So, I totally could have had a baby in the amount of time it has been since I’ve written. I didn’t! Just sayin’ it’s been way too long!
Instead of birthing a child, I gained 50 pounds. It sucks. A lot has happened in the last nine months, but that’s not an excuse for no longer being selfish when it comes to my health.
In December, my mom became ill and was diagnosed with encephalitis. Encephalitis is like dementia, and although my mom is still with us, she’s not the same, and I grieve the loss of her everyday.
In May, my dad made three ER visits within just as many weeks. After the last visit, he was admitted to undergo a blood transfusion. Two days later, he was more than excited to be discharged after breakfast. An hour later, I got a call from a concerned physician explaining that my father may not make it. His ulcer had ruptured an artery, and my dad was going through emergency surgery. The situation was very touch-and-go for the next 72 hours, as the doctors explained his “very poor” prognosis. Like the miracle I so desperately needed in my life, he was able to be removed from the ventilator and is currently at home recovering.
I’ve been wanting to share what has been going on, but I could never really put it into words until today. I really have to have the urge to write, and the writing bug finally hit me.
I promised to share not only the best, but the worst of my life with you, and again, I disappeared when things got tough. But, the tough things made me stop and really think about how I can be my best self again. I started asking myself when in my adult life I was truly happy and what I needed to do to get there again.
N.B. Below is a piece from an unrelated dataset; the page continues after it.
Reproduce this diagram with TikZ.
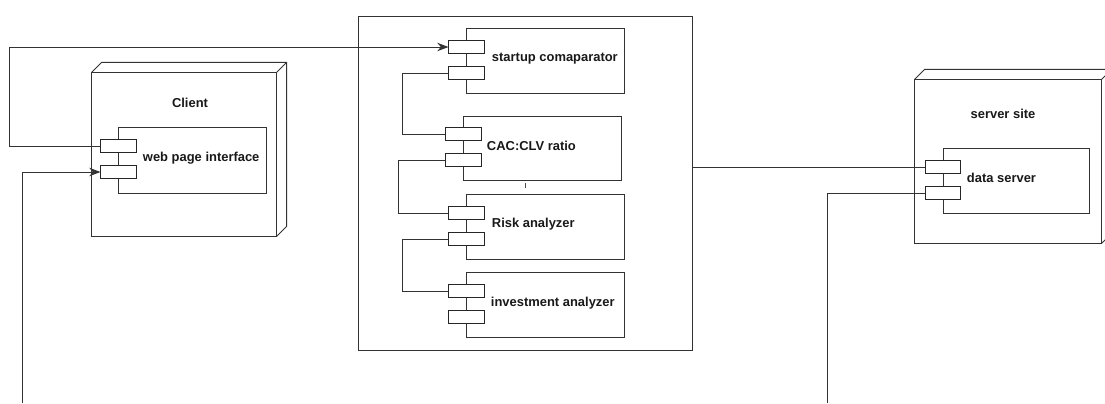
\documentclass[tikz,border=0pt]{standalone}
\usepackage{fontspec}
\setmainfont{Liberation Sans}
\usepackage{xcolor}
\usetikzlibrary{arrows.meta, positioning, calc}

\begin{document}
\begin{tikzpicture}[x=0.025cm, y=-0.025cm,
    line width=0.7pt, >={Stealth[length=8pt, width=6pt]},
    lbl/.style={font=\fontsize{9.2}{11}\selectfont\bfseries, text=black!90, inner sep=0pt},
    wire/.style={draw=black!80, line width=0.7pt},
    nodebox/.style={draw=black!80, fill=white, minimum width=4.6cm, minimum height=4.075cm},
    comp/.style={draw=black!80, fill=white, minimum width=3.925cm, minimum height=1.625cm},
    port/.style={draw=black!85, fill=white, minimum width=0.875cm, minimum height=0.325cm, inner sep=0pt}]
    \useasboundingbox (0,0) rectangle (1105,403);

    % deployment nodes
    \node[nodebox] (client) at (184,154.5) {};
    \draw[black!80] (client.north west) -- ++(10,-10) -- ($(client.north east)+(10,-10)$) -- ($(client.south east)+(10,-10)$) -- (client.south east);
    \draw[black!80] (client.north east) -- ++(10,-10);
    \node[lbl] (clientt) at (190,103) {Client};

    \node[nodebox, minimum width=4.65cm] (server) at (1008,161.5) {};
    \draw[black!80] (server.north west) -- ++(10,-10) -- ($(server.north east)+(10,-10)$) -- ($(server.south east)+(10,-10)$) -- (server.south east);
    \draw[black!80] (server.north east) -- ++(10,-10);
    \node[lbl] (servert) at (1003,114) {server site};

    \node[draw=black!80, minimum width=8.325cm, minimum height=8.325cm] (mid) at (525.5,183.5) {};

    % components
    \node[comp, minimum width=3.675cm, minimum height=1.65cm] (web) at (192.5,160) {};
    \node[port] (wp1) at ($(web.north west)+(0,19.5)$) {};
    \node[port] (wp2) at ($(web.north west)+(0,45.5)$) {};
    \node[lbl, anchor=west] (webt) at ($(web.west)+(24,-2)$) {web page interface};

    \node[comp] (sc) at (545.5,60.5) {};
    \node[port] (sc1) at ($(sc.north west)+(0,19.5)$) {};
    \node[port] (sc2) at ($(sc.north west)+(0,45.5)$) {};
    \node[lbl, anchor=west] (sct) at ($(sc.west)+(25,-1.5)$) {startup comaparator};

    \node[comp, minimum height=1.6cm] (cac) at (542.5,148) {};
    \node[port] (cac1) at ($(cac.north west)+(0,18.5)$) {};
    \node[port] (cac2) at ($(cac.north west)+(0,44.5)$) {};
    \node[lbl, anchor=west] (cact) at ($(cac.west)+(23,-2)$) {CAC:CLV ratio};
    \draw[black!70, line width=0.6pt] ($(cac.south)+(-17.5,2.5)$) -- ++(0,5);

    \node[comp] (risk) at (545.5,226.5) {};
    \node[port] (ra1) at ($(risk.north west)+(0,19.5)$) {};
    \node[port] (ra2) at ($(risk.north west)+(0,45.5)$) {};
    \node[lbl, anchor=west] (riskt) at ($(risk.west)+(25,-2.5)$) {Risk analyzer};

    \node[comp] (inv) at (545.5,304.5) {};
    \node[port] (ia1) at ($(inv.north west)+(0,19.5)$) {};
    \node[port] (ia2) at ($(inv.north west)+(0,45.5)$) {};
    \node[lbl, anchor=west] (invt) at ($(inv.west)+(24,-1.5)$) {investment analyzer};

    \node[comp, minimum width=3.65cm] (ds) at (1016,180.5) {};
    \node[port] (ds1) at ($(ds.north west)+(0,19.5)$) {};
    \node[port] (ds2) at ($(ds.north west)+(0,45.5)$) {};
    \node[lbl, anchor=west] (dst) at ($(ds.west)+(24,-2.5)$) {data server};

    % connectors
    \coordinate (lowl) at (22,403);
    \coordinate (lowr) at (827,403);
    \draw[wire, ->] (wp1.west) -- ++(-91,0) |- (sc1.west);
    \draw[wire, ->] (lowl) |- (wp2.west);
    \draw[wire] (sc2.west) -- ++(-46,0) |- (cac1.west);
    \draw[wire] (cac2.west) -- ++(-47,0) |- (ra1.west);
    \draw[wire] (ra2.west) -- ++(-46,0) |- (ia1.west);
    \draw[wire] (ds1.west -| mid.east) -- (ds1.west);
    \draw[wire] (ds2.west) -| (lowr);
\end{tikzpicture}
\end{document}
It all came back to one thing. Being healthy. Although I have been through several big weight loss journeys, I couldn’t stop thinking about how freaking happy going through that process made me. Focusing on my health didn’t make everything else fall into place, but instead forced it there.
So for now, my goal is to be healthy. I’m going to start incorporating healthier foods instead of telling myself I can’t eat something. I’m going to get to a point again where exercising is a fun stress reliever instead of a near-death experience. I’m going to write more. I’m going to be a better version of myself. Slowly, but surely, I am going to change my life.